▶ _What you are asked to do_: Read through the records below and copy each line that uses the word "this".

Plotting code records

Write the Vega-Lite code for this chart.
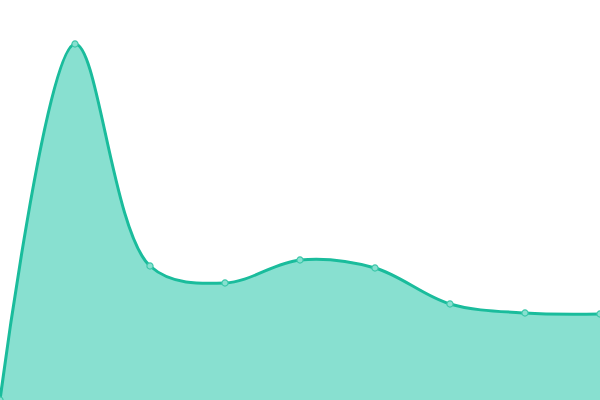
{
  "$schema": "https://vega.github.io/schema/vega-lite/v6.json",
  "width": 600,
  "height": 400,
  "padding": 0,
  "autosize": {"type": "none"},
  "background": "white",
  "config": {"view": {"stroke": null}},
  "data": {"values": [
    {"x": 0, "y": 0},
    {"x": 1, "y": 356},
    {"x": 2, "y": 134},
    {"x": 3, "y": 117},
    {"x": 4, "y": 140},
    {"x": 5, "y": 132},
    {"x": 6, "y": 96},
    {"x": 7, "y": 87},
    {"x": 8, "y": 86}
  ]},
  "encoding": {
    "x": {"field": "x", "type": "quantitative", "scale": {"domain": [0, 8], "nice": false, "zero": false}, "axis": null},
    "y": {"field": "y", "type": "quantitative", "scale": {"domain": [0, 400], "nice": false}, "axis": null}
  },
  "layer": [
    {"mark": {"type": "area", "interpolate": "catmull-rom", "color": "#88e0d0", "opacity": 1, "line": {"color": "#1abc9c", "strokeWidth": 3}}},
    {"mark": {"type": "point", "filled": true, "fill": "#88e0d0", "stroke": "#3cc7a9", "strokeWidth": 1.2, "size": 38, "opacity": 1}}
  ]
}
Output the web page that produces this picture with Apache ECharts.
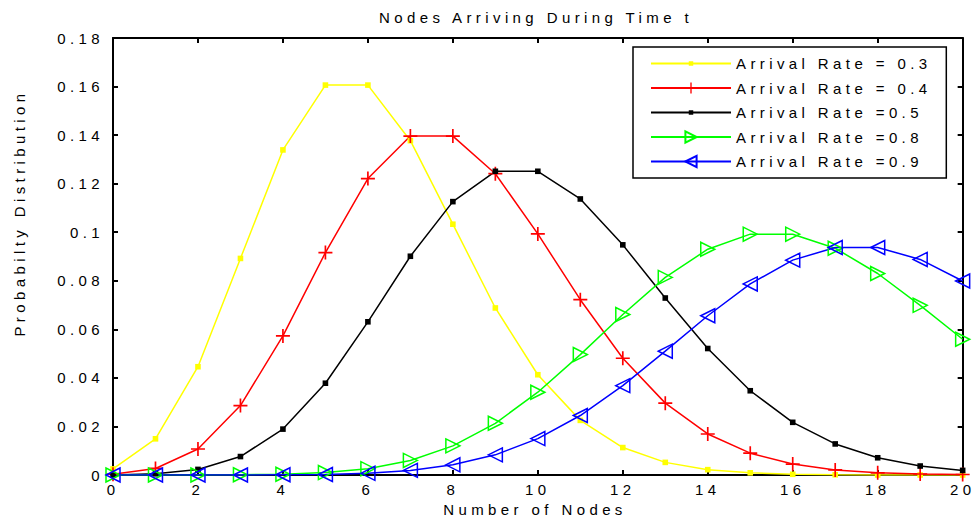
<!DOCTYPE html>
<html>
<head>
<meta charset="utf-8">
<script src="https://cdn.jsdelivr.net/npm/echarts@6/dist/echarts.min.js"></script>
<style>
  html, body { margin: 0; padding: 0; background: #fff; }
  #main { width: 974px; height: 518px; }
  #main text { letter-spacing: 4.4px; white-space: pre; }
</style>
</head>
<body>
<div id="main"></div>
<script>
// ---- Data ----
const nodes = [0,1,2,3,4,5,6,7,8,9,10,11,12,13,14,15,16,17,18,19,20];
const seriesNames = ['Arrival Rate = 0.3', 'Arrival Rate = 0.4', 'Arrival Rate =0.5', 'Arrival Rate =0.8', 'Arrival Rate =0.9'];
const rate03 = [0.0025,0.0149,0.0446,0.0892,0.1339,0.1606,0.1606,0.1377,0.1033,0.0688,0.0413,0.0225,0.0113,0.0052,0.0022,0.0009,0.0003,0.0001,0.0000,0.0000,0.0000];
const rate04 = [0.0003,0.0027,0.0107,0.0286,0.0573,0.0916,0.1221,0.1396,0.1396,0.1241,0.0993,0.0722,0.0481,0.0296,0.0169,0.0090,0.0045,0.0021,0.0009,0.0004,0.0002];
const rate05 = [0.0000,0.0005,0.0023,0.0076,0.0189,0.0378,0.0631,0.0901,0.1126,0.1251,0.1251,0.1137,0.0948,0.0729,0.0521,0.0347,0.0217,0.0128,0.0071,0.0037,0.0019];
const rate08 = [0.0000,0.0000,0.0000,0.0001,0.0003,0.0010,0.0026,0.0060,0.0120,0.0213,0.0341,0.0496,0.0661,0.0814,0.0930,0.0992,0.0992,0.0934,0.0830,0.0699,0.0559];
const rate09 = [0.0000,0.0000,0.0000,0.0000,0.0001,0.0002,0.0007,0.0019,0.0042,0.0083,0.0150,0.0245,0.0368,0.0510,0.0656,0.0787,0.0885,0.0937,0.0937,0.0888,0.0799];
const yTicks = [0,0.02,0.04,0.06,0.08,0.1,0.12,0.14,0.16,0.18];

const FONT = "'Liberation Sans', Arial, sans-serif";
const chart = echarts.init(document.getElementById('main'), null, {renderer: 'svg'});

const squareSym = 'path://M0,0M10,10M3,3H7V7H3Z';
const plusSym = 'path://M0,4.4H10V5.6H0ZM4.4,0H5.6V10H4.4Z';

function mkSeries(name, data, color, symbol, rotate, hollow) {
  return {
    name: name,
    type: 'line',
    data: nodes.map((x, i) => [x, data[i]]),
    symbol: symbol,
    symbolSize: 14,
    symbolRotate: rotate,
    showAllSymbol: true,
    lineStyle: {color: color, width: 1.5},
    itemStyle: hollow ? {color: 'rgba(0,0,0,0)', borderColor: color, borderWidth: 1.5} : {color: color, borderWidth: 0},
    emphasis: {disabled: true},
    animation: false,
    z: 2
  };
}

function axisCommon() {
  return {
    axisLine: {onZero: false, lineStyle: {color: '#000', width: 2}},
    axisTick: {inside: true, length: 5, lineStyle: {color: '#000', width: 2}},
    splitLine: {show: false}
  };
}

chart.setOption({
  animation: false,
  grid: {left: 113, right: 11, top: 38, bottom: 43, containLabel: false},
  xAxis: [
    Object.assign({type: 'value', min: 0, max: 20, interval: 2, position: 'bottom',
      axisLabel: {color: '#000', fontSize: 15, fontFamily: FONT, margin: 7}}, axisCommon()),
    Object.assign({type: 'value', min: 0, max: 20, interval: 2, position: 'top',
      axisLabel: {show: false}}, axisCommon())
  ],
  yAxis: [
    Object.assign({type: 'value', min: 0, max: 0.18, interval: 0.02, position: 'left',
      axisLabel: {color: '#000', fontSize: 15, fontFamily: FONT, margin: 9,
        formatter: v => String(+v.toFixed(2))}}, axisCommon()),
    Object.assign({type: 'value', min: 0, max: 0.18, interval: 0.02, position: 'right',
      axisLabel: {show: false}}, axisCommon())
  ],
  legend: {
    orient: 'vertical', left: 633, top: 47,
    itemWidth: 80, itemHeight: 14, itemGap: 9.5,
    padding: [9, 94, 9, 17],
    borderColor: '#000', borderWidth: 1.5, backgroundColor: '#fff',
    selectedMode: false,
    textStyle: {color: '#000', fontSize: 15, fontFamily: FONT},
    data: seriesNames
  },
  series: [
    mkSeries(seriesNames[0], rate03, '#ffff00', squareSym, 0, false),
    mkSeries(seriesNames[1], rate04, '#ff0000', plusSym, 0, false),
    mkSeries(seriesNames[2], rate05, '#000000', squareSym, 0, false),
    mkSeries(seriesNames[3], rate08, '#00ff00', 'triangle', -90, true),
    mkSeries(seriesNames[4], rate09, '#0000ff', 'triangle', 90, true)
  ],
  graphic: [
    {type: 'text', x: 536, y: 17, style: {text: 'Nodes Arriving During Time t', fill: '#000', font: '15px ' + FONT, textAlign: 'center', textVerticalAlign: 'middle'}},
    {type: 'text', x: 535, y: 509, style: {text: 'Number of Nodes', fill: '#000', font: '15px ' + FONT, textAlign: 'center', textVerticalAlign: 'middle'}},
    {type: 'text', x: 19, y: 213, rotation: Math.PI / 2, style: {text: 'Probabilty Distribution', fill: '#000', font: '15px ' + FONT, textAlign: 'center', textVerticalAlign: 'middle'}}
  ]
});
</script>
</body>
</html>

▶ _Worked solution_:
Write the Vega-Lite code for this chart.
Output the web page that produces this picture with Apache ECharts.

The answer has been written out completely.